- **Short exercise**
Starting at the first line of the data, please print exactly those lines through the one that holds "1.6, 1.8, 2.0];", omitting every picture.

- **Source material**
_____
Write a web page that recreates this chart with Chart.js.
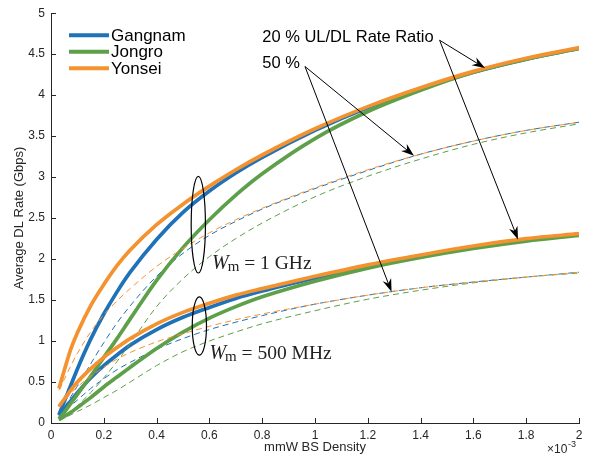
<!DOCTYPE html>
<html>
<head>
<meta charset="utf-8">
<script src="https://cdn.jsdelivr.net/npm/chart.js@4.4.1/dist/chart.umd.min.js"></script>
<style>
  html, body { margin: 0; padding: 0; background: #fff; }
  #wrap { width: 592px; height: 462px; }
</style>
</head>
<body>
<div id="wrap"><canvas id="c" width="592" height="462"></canvas></div>
<script>
// mmW BS density (x 10^-3)
const density = [0.03, 0.05, 0.075, 0.1, 0.15, 0.2, 0.25, 0.3, 0.4, 0.5, 0.6, 0.7, 0.8, 1.0, 1.2, 1.4, 1.6, 1.8, 2.0];

// Wm = 1 GHz, 20 % UL/DL ratio (solid)
const gangnam1g20 = [0.10, 0.26, 0.46, 0.66, 1.02, 1.33, 1.60, 1.84, 2.24, 2.57, 2.83, 3.05, 3.24, 3.57, 3.85, 4.08, 4.28, 4.44, 4.57];
const jongro1g20  = [0.05, 0.13, 0.24, 0.35, 0.57, 0.80, 1.03, 1.27, 1.74, 2.14, 2.48, 2.78, 3.04, 3.47, 3.80, 4.06, 4.28, 4.44, 4.57];
const yonsei1g20  = [0.42, 0.64, 0.90, 1.10, 1.43, 1.69, 1.92, 2.11, 2.42, 2.67, 2.89, 3.09, 3.27, 3.59, 3.86, 4.09, 4.29, 4.45, 4.58];
// Wm = 1 GHz, 50 % (dashed)
const gangnam1g50 = [0.10, 0.19, 0.32, 0.45, 0.72, 0.98, 1.22, 1.43, 1.79, 2.07, 2.29, 2.46, 2.61, 2.86, 3.08, 3.28, 3.44, 3.57, 3.67];
const jongro1g50  = [0.04, 0.08, 0.14, 0.21, 0.37, 0.55, 0.75, 0.97, 1.42, 1.76, 2.03, 2.25, 2.44, 2.76, 3.01, 3.22, 3.40, 3.54, 3.65];
const yonsei1g50  = [0.40, 0.53, 0.70, 0.85, 1.11, 1.32, 1.49, 1.64, 1.91, 2.13, 2.32, 2.48, 2.62, 2.87, 3.09, 3.28, 3.44, 3.57, 3.67];
// Wm = 500 MHz, 20 % (solid)
const gangnam500m20 = [0.09, 0.17, 0.27, 0.37, 0.55, 0.70, 0.83, 0.95, 1.14, 1.29, 1.41, 1.52, 1.61, 1.77, 1.92, 2.04, 2.15, 2.24, 2.30];
const jongro500m20  = [0.04, 0.08, 0.13, 0.19, 0.31, 0.44, 0.56, 0.68, 0.91, 1.11, 1.28, 1.42, 1.54, 1.73, 1.89, 2.02, 2.13, 2.22, 2.29];
const yonsei500m20  = [0.20, 0.29, 0.40, 0.50, 0.66, 0.80, 0.92, 1.03, 1.21, 1.35, 1.46, 1.56, 1.64, 1.79, 1.93, 2.05, 2.16, 2.25, 2.31];
// Wm = 500 MHz, 50 % (dashed)
const gangnam500m50 = [0.07, 0.13, 0.21, 0.28, 0.42, 0.54, 0.65, 0.74, 0.90, 1.03, 1.14, 1.23, 1.31, 1.45, 1.56, 1.65, 1.72, 1.78, 1.84];
const jongro500m50  = [0.03, 0.06, 0.10, 0.14, 0.22, 0.31, 0.40, 0.50, 0.70, 0.87, 1.00, 1.11, 1.21, 1.37, 1.51, 1.62, 1.71, 1.78, 1.83];
const yonsei500m50  = [0.20, 0.27, 0.36, 0.44, 0.57, 0.68, 0.78, 0.86, 0.99, 1.09, 1.18, 1.26, 1.33, 1.45, 1.56, 1.65, 1.72, 1.78, 1.84];

const regions = ['Gangnam', 'Jongro', 'Yonsei'];
const colors = ['#1f72b8', '#5e9f49', '#f4922f'];

const sans = "'Liberation Sans', Arial, Helvetica, sans-serif";
const serif = "'Liberation Serif', 'DejaVu Serif', 'Times New Roman', serif";

function pts(ys) {
  return density.map((d, i) => ({x: d, y: ys[i]}));
}

function curve(r, ys, dashed) {
  return {
    label: regions[r] + (dashed ? ' 50%' : ' 20%'),
    data: pts(ys),
    borderColor: colors[r],
    backgroundColor: colors[r],
    borderWidth: dashed ? 1 : 3.7,
    borderDash: dashed ? [6, 4] : [],
    pointRadius: 0,
    fill: false,
    cubicInterpolationMode: 'monotone',
    order: 2 - r
  };
}

const datasets = [
  curve(0, gangnam1g20, false), curve(1, jongro1g20, false), curve(2, yonsei1g20, false),
  curve(0, gangnam1g50, true), curve(1, jongro1g50, true), curve(2, yonsei1g50, true),
  curve(0, gangnam500m20, false), curve(1, jongro500m20, false), curve(2, yonsei500m20, false),
  curve(0, gangnam500m50, true), curve(1, jongro500m50, true), curve(2, yonsei500m50, true)
];

// annotation anchors, in data units
const ratioText = {x: 0.8, y: 4.65};
const pctText = {x: 0.8, y: 4.33};
const ratioTail = {x: 1.472, y: 4.67};
const ratioHeads = [{x: 1.644, y: 4.33}, {x: 1.769, y: 2.24}];
const pctTail = {x: 0.962, y: 4.35};
const pctHeads = [{x: 1.375, y: 3.26}, {x: 1.29, y: 1.60}];
const ellipses = [{x: 0.558, y: 2.42, rx: 0.027, ry: 0.59}, {x: 0.562, y: 1.184, rx: 0.027, ry: 0.355}];
const wLabels = [{x: 0.61, y: 1.875, text: ' = 1 GHz'}, {x: 0.60, y: 0.78, text: ' = 500 MHz'}];

function arrow(ctx, x0, y0, x1, y1) {
  const a = Math.atan2(y1 - y0, x1 - x0);
  const len = 13, hw = 4.5, back = 9;
  ctx.beginPath();
  ctx.moveTo(x0, y0);
  ctx.lineTo(x1 - Math.cos(a) * back, y1 - Math.sin(a) * back);
  ctx.stroke();
  ctx.save();
  ctx.translate(x1, y1);
  ctx.rotate(a);
  ctx.beginPath();
  ctx.moveTo(0, 0);
  ctx.lineTo(-len, -hw);
  ctx.lineTo(-back, 0);
  ctx.lineTo(-len, hw);
  ctx.closePath();
  ctx.fill();
  ctx.restore();
}

const notes = {
  id: 'notes',
  afterDraw(chart) {
    const {ctx, scales: {x, y}} = chart;
    const px = v => x.getPixelForValue(v);
    const py = v => y.getPixelForValue(v);
    ctx.save();

    // inward ticks
    ctx.strokeStyle = '#262626';
    ctx.lineWidth = 1;
    ctx.beginPath();
    x.ticks.forEach(t => {
      const p = Math.round(px(t.value)) + 0.5;
      ctx.moveTo(p, y.bottom); ctx.lineTo(p, y.bottom - 5);
    });
    y.ticks.forEach(t => {
      const p = Math.round(py(t.value)) + 0.5;
      ctx.moveTo(x.left, p); ctx.lineTo(x.left + 5, p);
    });
    ctx.stroke();

    // x10^-3
    ctx.fillStyle = '#262626';
    ctx.textBaseline = 'alphabetic';
    ctx.textAlign = 'left';
    ctx.font = '12px ' + sans;
    ctx.fillText('\u00d710', x.right - 32, chart.height - 9);
    ctx.font = '9px ' + sans;
    ctx.fillText('-3', x.right - 11, chart.height - 15);

    // legend
    const lx = x.left + 18;
    regions.forEach((r, i) => {
      const ly = y.top + 22 + i * 16.5;
      ctx.strokeStyle = colors[i];
      ctx.lineWidth = 4;
      ctx.beginPath();
      ctx.moveTo(lx, ly); ctx.lineTo(lx + 40, ly);
      ctx.stroke();
      ctx.fillStyle = '#000';
      ctx.font = '17px ' + sans;
      ctx.textBaseline = 'middle';
      ctx.fillText(r, lx + 42, ly + 1);
    });

    // ellipses
    ctx.strokeStyle = '#000';
    ctx.lineWidth = 1.2;
    ellipses.forEach(e => {
      const cx = px(e.x), cy = py(e.y);
      ctx.beginPath();
      ctx.ellipse(cx, cy, px(e.x + e.rx) - cx, cy - py(e.y + e.ry), 0, 0, Math.PI * 2);
      ctx.stroke();
    });

    // arrows
    ctx.fillStyle = '#000';
    ctx.lineWidth = 1;
    ratioHeads.forEach(h => arrow(ctx, px(ratioTail.x), py(ratioTail.y), px(h.x), py(h.y)));
    pctHeads.forEach(h => arrow(ctx, px(pctTail.x), py(pctTail.y), px(h.x), py(h.y)));

    // labels
    ctx.textBaseline = 'alphabetic';
    ctx.font = '16.5px ' + sans;
    ctx.fillText('20 % UL/DL Rate Ratio', px(ratioText.x), py(ratioText.y));
    ctx.fillText('50 %', px(pctText.x), py(pctText.y));

    wLabels.forEach(w => {
      let tx = px(w.x);
      const ty = py(w.y);
      ctx.fillStyle = '#222';
      ctx.font = 'italic 20px ' + serif;
      ctx.fillText('W', tx, ty);
      tx += ctx.measureText('W').width - 1;
      ctx.font = '15px ' + serif;
      ctx.fillText('m', tx, ty + 2);
      tx += ctx.measureText('m').width;
      ctx.font = '19.5px ' + serif;
      ctx.fillText(w.text, tx, ty);
    });
    ctx.restore();
  }
};

new Chart(document.getElementById('c'), {
  type: 'line',
  data: {datasets},
  options: {
    responsive: false,
    animation: false,
    devicePixelRatio: 1,
    layout: {padding: {top: 7, right: 13, left: 0, bottom: 0}},
    plugins: {legend: {display: false}, tooltip: {enabled: false}},
    scales: {
      x: {
        type: 'linear', min: 0, max: 2,
        afterFit: s => { s.height = 39; },
        ticks: {stepSize: 0.2, padding: 5, color: '#262626', font: {family: sans, size: 12},
          callback: v => String(Math.round(v * 10) / 10), maxRotation: 0},
        grid: {drawOnChartArea: false, drawTicks: false},
        border: {color: '#262626', width: 1},
        title: {display: true, text: 'mmW BS Density', color: '#262626', font: {family: sans, size: 13}, padding: {top: 0, bottom: 7}}
      },
      y: {
        type: 'linear', min: 0, max: 5,
        afterFit: s => { s.width = 51; },
        ticks: {stepSize: 0.5, padding: 6, color: '#262626', font: {family: sans, size: 12},
          callback: v => String(Math.round(v * 10) / 10)},
        grid: {drawOnChartArea: false, drawTicks: false},
        border: {color: '#262626', width: 1},
        title: {display: true, text: 'Average DL Rate (Gbps)', color: '#262626', font: {family: sans, size: 13}, padding: {top: 12, bottom: 0}}
      }
    }
  },
  plugins: [notes]
});
</script>
</body>
</html>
_____
- **Result for this exercise**
Write a web page that recreates this chart with Chart.js.
<!DOCTYPE html>
<html>
<head>
<meta charset="utf-8">
<script src="https://cdn.jsdelivr.net/npm/chart.js@4.4.1/dist/chart.umd.min.js"></script>
<style>
  html, body { margin: 0; padding: 0; background: #fff; }
  #wrap { width: 592px; height: 462px; }
</style>
</head>
<body>
<div id="wrap"><canvas id="c" width="592" height="462"></canvas></div>
<script>
// mmW BS density (x 10^-3)
const density = [0.03, 0.05, 0.075, 0.1, 0.15, 0.2, 0.25, 0.3, 0.4, 0.5, 0.6, 0.7, 0.8, 1.0, 1.2, 1.4, 1.6, 1.8, 2.0];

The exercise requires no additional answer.